In the concept of Essence intrinsically possible is included the idea of an existence, in which that Essence is at least equivalently contained.

It must be borne in mind that, throughout the series of these positions the whole question turns, not on any partial or inadequate or simply proximate basis of reality in the concept of merely possible Essence, but of its entire, adequate, and ultimate basis; furthermore, that the concept which is subjected to this analysis is not so much the formal concept, as the objective concept of which the former is representative.

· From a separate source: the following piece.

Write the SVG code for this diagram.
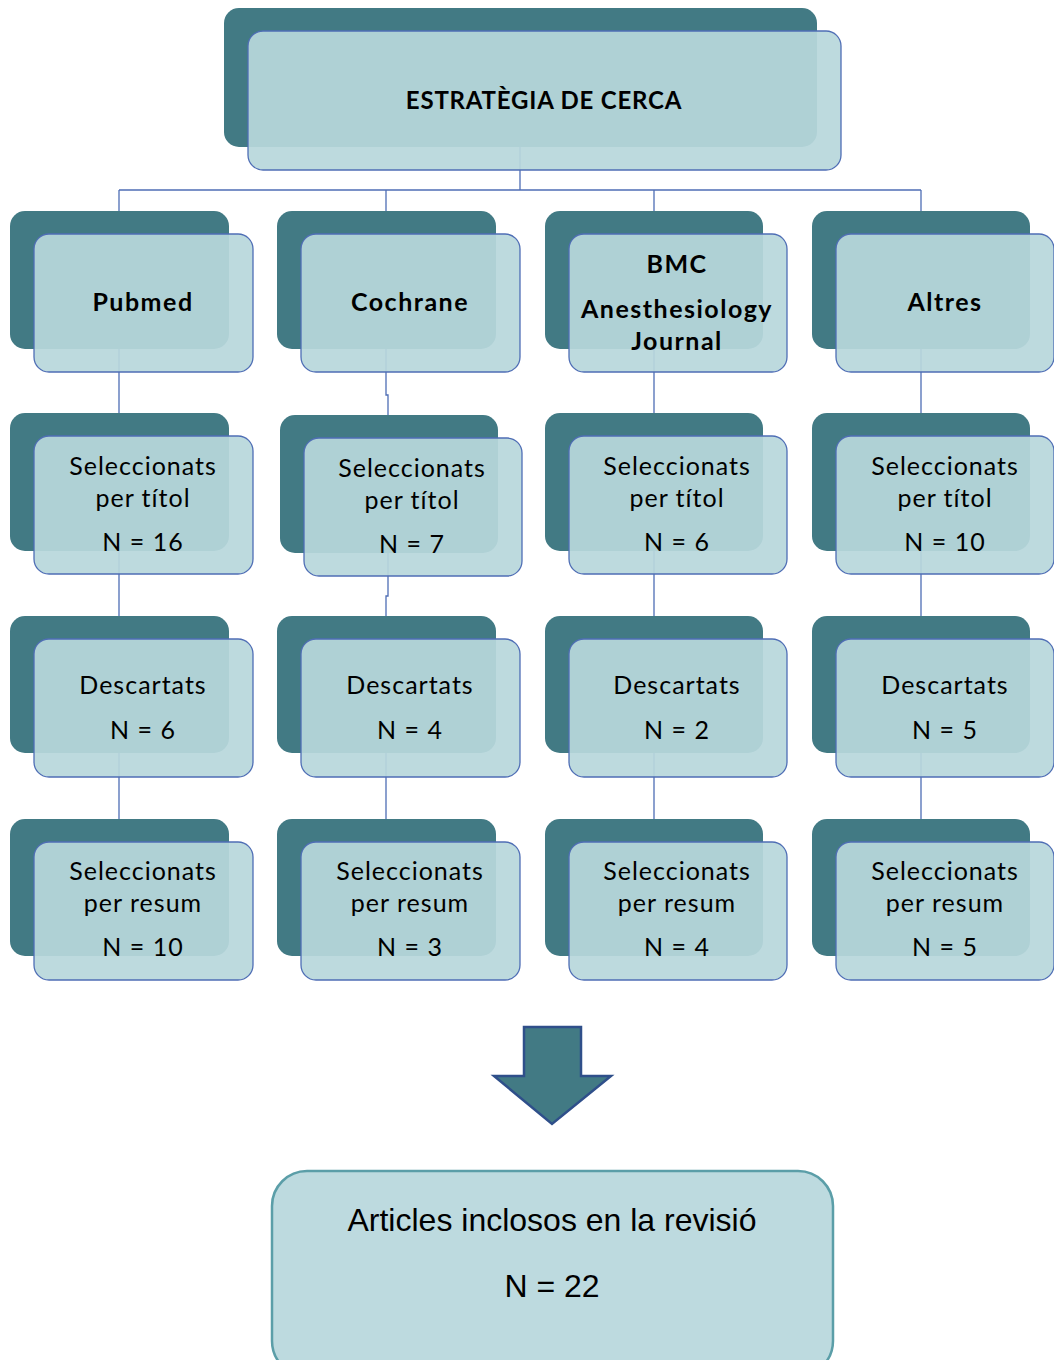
<svg xmlns="http://www.w3.org/2000/svg" width="1054" height="1360" viewBox="0 0 1054 1360">
<style>
.back{fill:#427A84}
.front{fill:#B8D7DC;fill-opacity:0.93;stroke:#4F6EB5;stroke-width:1.3}
.conn{fill:none;stroke:#4F6EB5;stroke-width:1.3}
.t{font-family:Lato,"Open Sans",sans-serif;font-size:25px;letter-spacing:1px;fill:#000;text-anchor:middle}
.b{font-weight:bold;letter-spacing:1.5px}
.h{font-size:24px;letter-spacing:0.8px}
.a{font-family:"Liberation Sans",Arial,sans-serif;font-size:32px;fill:#000;text-anchor:middle}
</style>
<rect width="1054" height="1360" fill="#fff"/>
<g id="connectors">
<path class="conn" d="M520,147 V190 M119,190 H921 M119,190 V211 M386,190 V211 M654,190 V211 M921,190 V211"/>
<path class="conn" d="M119,349 V413 M119,551 V616 M119,753 V819"/>
<path class="conn" d="M386,349 V395 H388 V415 M388,553 V596 H386 V616 M386,753 V819"/>
<path class="conn" d="M654,349 V413 M654,551 V616 M654,753 V819"/>
<path class="conn" d="M921,349 V413 M921,551 V616 M921,753 V819"/>
</g>
<g id="n-top">
<rect class="back" x="224" y="8" width="593" height="139" rx="15"/>
<rect class="front" x="248" y="31" width="593" height="139" rx="15"/>
<text class="t b h" x="544" y="109">ESTRATÈGIA DE CERCA</text>
</g>
<g id="n-pubmed">
<rect class="back" x="10" y="211" width="219" height="138" rx="15"/>
<rect class="front" x="34" y="234" width="219" height="138" rx="15"/>
<text class="t b" x="143" y="311">Pubmed</text>
</g>
<g id="n-cochrane">
<rect class="back" x="277" y="211" width="219" height="138" rx="15"/>
<rect class="front" x="301" y="234" width="219" height="138" rx="15"/>
<text class="t b" x="410" y="311">Cochrane</text>
</g>
<g id="n-bmc">
<rect class="back" x="545" y="211" width="218" height="138" rx="15"/>
<rect class="front" x="569" y="234" width="218" height="138" rx="15"/>
<text class="t b" x="677" y="273">BMC</text>
<text class="t b" x="677" y="318">Anesthesiology</text>
<text class="t b" x="677" y="350">Journal</text>
</g>
<g id="n-altres">
<rect class="back" x="812" y="211" width="218" height="138" rx="15"/>
<rect class="front" x="836" y="234" width="218" height="138" rx="15"/>
<text class="t b" x="945" y="311">Altres</text>
</g>
<g id="n-titol-1">
<rect class="back" x="10" y="413" width="219" height="138" rx="15"/>
<rect class="front" x="34" y="436" width="219" height="138" rx="15"/>
<text class="t" x="143" y="475">Seleccionats</text>
<text class="t" x="143" y="507">per títol</text>
<text class="t" x="143" y="551">N = 16</text>
</g>
<g id="n-titol-2">
<rect class="back" x="280" y="415" width="218" height="138" rx="15"/>
<rect class="front" x="304" y="438" width="218" height="138" rx="15"/>
<text class="t" x="412" y="477">Seleccionats</text>
<text class="t" x="412" y="509">per títol</text>
<text class="t" x="412" y="553">N = 7</text>
</g>
<g id="n-titol-3">
<rect class="back" x="545" y="413" width="218" height="138" rx="15"/>
<rect class="front" x="569" y="436" width="218" height="138" rx="15"/>
<text class="t" x="677" y="475">Seleccionats</text>
<text class="t" x="677" y="507">per títol</text>
<text class="t" x="677" y="551">N = 6</text>
</g>
<g id="n-titol-4">
<rect class="back" x="812" y="413" width="218" height="138" rx="15"/>
<rect class="front" x="836" y="436" width="218" height="138" rx="15"/>
<text class="t" x="945" y="475">Seleccionats</text>
<text class="t" x="945" y="507">per títol</text>
<text class="t" x="945" y="551">N = 10</text>
</g>
<g id="n-desc-1">
<rect class="back" x="10" y="616" width="219" height="137" rx="15"/>
<rect class="front" x="34" y="639" width="219" height="138" rx="15"/>
<text class="t" x="143" y="694">Descartats</text>
<text class="t" x="143" y="739">N = 6</text>
</g>
<g id="n-desc-2">
<rect class="back" x="277" y="616" width="219" height="137" rx="15"/>
<rect class="front" x="301" y="639" width="219" height="138" rx="15"/>
<text class="t" x="410" y="694">Descartats</text>
<text class="t" x="410" y="739">N = 4</text>
</g>
<g id="n-desc-3">
<rect class="back" x="545" y="616" width="218" height="137" rx="15"/>
<rect class="front" x="569" y="639" width="218" height="138" rx="15"/>
<text class="t" x="677" y="694">Descartats</text>
<text class="t" x="677" y="739">N = 2</text>
</g>
<g id="n-desc-4">
<rect class="back" x="812" y="616" width="218" height="137" rx="15"/>
<rect class="front" x="836" y="639" width="218" height="138" rx="15"/>
<text class="t" x="945" y="694">Descartats</text>
<text class="t" x="945" y="739">N = 5</text>
</g>
<g id="n-resum-1">
<rect class="back" x="10" y="819" width="219" height="137" rx="15"/>
<rect class="front" x="34" y="842" width="219" height="138" rx="15"/>
<text class="t" x="143" y="880">Seleccionats</text>
<text class="t" x="143" y="912">per resum</text>
<text class="t" x="143" y="956">N = 10</text>
</g>
<g id="n-resum-2">
<rect class="back" x="277" y="819" width="219" height="137" rx="15"/>
<rect class="front" x="301" y="842" width="219" height="138" rx="15"/>
<text class="t" x="410" y="880">Seleccionats</text>
<text class="t" x="410" y="912">per resum</text>
<text class="t" x="410" y="956">N = 3</text>
</g>
<g id="n-resum-3">
<rect class="back" x="545" y="819" width="218" height="137" rx="15"/>
<rect class="front" x="569" y="842" width="218" height="138" rx="15"/>
<text class="t" x="677" y="880">Seleccionats</text>
<text class="t" x="677" y="912">per resum</text>
<text class="t" x="677" y="956">N = 4</text>
</g>
<g id="n-resum-4">
<rect class="back" x="812" y="819" width="218" height="137" rx="15"/>
<rect class="front" x="836" y="842" width="218" height="138" rx="15"/>
<text class="t" x="945" y="880">Seleccionats</text>
<text class="t" x="945" y="912">per resum</text>
<text class="t" x="945" y="956">N = 5</text>
</g>
<g id="arrow">
<polygon points="524,1027 581,1027 581,1076 611,1076 552,1124 494,1076 524,1076" fill="#427A84" stroke="#2F4F8A" stroke-width="2.5" stroke-linejoin="miter"/>
</g>
<g id="n-result">
<rect x="272" y="1171" width="561" height="205" rx="35" fill="#BDDADF" stroke="#5B9EA8" stroke-width="2.5"/>
<text class="a" x="552" y="1231">Articles inclosos en la revisió</text>
<text class="a" x="552" y="1297">N = 22</text>
</g>
</svg>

Now, it has been proved in the preceding Thesis, that a merely possible Essence, together with its essential constitutives or distinctive notes, must be ideally present to that existence which is sufficient basis of its possibility; that is, in other words, that such existence must have an idea of that Essence according to its essential constitution. But whence the idea? An idea, as all know, is representative of some object, by which it was determined in its genesis. An idea unrepresentative, objectively undetermined, is a contradiction in terms. The idea, then, which, as has been already seen, is necessarily present in that existence which is the sufficient basis for the concept of possible Essence, must be representative, must be objectively determined. But if this existence is, in and by itself adequately sufficient basis for the concept of possibility, that idea cannot be determined by anything outside of the existence that claims it; otherwise, the said existence would not be a sufficient but only partial basis, since the object of its idea would come to it from without. Therefore, that existence must somehow, and as regards something of its own, be sufficient object of its own idea. Yet, that idea is not logical, but real. For, by it the compatibility or incompatibility of the notes which constitute the supposed possible Essence is discerned and determined. It consequently follows, that there must be something real in the aforesaid existence which is object of the typal idea. But, if that reality is formal object of the typal idea; it must be equivalent to the idea which represents it. If, then, the idea is representative of the possible Essence as constituted by such and such notes; the existence in question must contain in itself a reality which is equivalent to that possible Essence, or to the essential notes by which it is constituted.